* **DATA TO PROCESS**:

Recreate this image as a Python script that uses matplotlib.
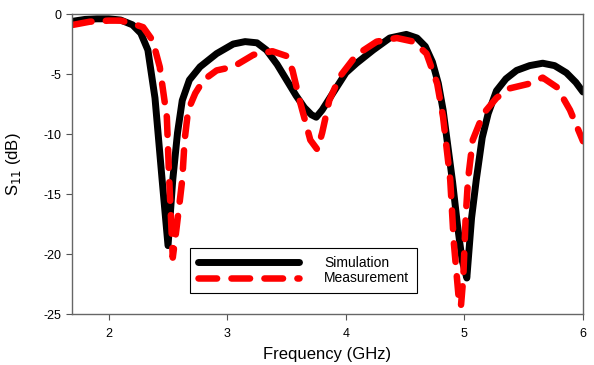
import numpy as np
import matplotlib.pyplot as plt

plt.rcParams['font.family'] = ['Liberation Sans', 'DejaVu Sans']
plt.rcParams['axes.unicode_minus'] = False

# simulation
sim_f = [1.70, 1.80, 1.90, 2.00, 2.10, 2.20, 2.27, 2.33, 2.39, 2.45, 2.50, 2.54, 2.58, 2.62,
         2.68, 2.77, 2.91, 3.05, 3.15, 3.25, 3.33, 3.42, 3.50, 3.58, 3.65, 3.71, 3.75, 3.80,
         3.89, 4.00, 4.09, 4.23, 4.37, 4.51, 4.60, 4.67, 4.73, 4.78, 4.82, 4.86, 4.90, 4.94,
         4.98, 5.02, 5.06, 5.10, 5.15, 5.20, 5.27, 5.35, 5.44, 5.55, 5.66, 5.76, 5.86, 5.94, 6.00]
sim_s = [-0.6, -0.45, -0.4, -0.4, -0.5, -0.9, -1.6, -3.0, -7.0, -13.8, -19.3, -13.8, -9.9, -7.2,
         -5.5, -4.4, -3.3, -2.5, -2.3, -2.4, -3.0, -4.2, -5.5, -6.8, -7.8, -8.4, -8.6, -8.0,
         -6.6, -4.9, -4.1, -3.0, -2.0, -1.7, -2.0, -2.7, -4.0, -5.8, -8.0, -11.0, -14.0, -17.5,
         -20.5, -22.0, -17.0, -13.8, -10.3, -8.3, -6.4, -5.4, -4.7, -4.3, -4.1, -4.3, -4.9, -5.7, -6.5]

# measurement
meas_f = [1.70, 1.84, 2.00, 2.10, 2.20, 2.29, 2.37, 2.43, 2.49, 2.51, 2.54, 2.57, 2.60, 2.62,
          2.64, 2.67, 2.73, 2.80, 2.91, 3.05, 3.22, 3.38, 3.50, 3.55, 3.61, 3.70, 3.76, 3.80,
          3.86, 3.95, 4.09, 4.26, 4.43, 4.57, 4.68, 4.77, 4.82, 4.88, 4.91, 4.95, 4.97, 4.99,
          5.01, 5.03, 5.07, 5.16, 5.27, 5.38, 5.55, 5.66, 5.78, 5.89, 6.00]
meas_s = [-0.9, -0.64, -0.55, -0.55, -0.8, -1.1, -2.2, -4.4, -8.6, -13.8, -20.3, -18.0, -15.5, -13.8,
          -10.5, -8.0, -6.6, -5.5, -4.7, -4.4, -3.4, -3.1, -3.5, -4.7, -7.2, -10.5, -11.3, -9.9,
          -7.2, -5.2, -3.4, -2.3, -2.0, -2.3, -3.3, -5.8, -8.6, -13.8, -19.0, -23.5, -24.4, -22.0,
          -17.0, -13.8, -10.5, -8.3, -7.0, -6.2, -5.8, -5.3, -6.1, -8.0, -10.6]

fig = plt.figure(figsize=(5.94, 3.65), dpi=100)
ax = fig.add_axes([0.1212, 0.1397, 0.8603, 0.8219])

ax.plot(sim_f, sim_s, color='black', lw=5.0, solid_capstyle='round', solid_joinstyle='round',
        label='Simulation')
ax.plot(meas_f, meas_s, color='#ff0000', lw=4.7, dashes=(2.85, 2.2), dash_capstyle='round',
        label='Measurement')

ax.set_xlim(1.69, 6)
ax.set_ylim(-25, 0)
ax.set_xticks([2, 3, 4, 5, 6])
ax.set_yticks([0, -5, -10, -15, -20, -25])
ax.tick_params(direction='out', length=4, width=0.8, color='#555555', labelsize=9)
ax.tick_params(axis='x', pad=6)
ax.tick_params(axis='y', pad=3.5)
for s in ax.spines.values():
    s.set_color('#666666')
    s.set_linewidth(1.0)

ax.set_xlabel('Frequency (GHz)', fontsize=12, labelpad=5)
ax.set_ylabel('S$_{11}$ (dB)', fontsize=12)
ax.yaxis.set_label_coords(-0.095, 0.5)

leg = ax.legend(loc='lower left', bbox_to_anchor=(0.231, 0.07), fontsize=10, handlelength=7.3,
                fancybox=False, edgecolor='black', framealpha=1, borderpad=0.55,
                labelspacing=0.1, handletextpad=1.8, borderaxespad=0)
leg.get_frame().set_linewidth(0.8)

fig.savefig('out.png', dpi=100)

...

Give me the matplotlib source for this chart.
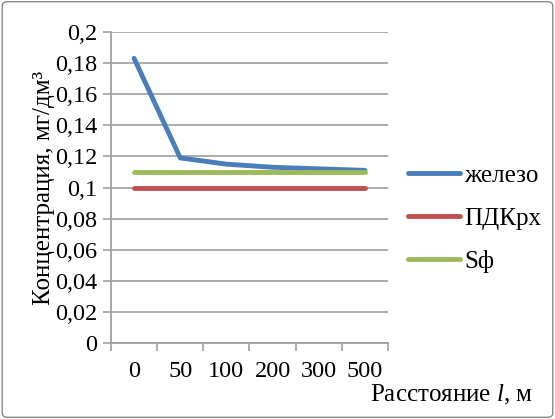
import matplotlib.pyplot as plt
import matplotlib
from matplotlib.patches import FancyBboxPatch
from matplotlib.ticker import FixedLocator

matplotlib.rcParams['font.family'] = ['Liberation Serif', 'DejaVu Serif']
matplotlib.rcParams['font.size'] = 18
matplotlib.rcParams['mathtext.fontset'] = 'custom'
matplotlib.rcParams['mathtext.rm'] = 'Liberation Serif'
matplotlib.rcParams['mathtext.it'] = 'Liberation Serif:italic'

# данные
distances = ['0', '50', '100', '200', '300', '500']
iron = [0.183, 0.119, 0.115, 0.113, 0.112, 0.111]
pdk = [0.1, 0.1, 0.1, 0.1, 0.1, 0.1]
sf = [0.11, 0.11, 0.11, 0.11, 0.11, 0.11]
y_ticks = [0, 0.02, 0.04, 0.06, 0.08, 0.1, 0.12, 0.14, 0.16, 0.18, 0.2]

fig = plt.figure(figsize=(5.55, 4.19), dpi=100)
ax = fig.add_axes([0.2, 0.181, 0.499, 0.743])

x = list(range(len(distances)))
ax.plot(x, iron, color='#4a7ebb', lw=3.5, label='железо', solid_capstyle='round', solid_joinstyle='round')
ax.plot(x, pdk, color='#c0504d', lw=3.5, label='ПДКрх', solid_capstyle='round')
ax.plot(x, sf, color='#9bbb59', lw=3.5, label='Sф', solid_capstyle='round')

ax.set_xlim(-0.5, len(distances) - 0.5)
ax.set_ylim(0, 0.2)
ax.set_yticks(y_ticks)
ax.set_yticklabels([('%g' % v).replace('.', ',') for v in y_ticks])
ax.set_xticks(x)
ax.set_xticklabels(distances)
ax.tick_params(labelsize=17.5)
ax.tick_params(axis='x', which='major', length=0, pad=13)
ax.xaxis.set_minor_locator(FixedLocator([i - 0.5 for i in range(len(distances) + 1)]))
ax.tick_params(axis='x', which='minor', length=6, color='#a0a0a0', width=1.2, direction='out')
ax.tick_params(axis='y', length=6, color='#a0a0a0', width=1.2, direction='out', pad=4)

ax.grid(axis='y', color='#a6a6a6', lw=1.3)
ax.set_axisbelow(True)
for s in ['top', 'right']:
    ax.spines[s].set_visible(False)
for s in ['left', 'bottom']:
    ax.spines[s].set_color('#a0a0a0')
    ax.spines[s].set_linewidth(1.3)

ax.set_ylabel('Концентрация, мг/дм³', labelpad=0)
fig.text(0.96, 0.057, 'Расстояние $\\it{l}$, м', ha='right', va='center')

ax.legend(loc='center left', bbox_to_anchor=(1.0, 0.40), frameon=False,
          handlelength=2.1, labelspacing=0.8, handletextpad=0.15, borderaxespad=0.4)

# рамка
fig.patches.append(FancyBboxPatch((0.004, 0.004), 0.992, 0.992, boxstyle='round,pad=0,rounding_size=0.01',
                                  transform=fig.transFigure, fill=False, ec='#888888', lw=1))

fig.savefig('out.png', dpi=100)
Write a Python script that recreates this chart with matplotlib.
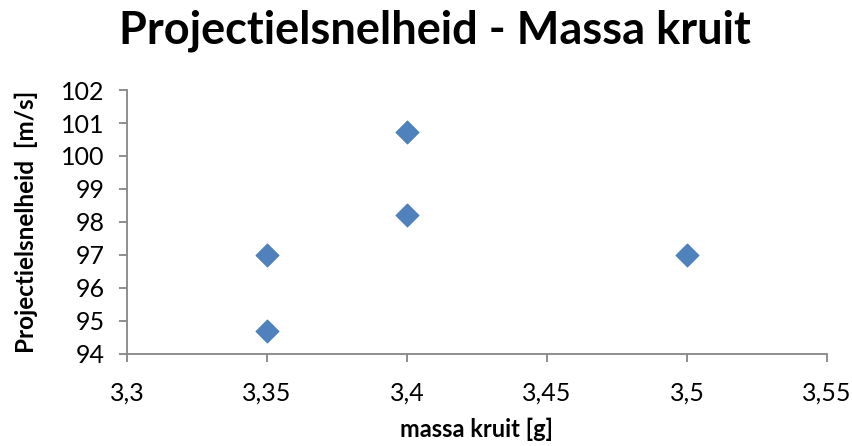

* **WORK INSTRUCTIONS**: Start at the line that contains "Recreate this image", stop at the line that contains "plt.rcParams['axes.unicode_minus'] = False", and reproduce each line in that stretch exactly. Pictures are excluded.

* **FINAL RESULT**:
Recreate this image as a Python script that uses matplotlib.
import numpy as np
import matplotlib.pyplot as plt

plt.rcParams['font.family'] = ['Liberation Sans', 'DejaVu Sans']
plt.rcParams['axes.unicode_minus'] = False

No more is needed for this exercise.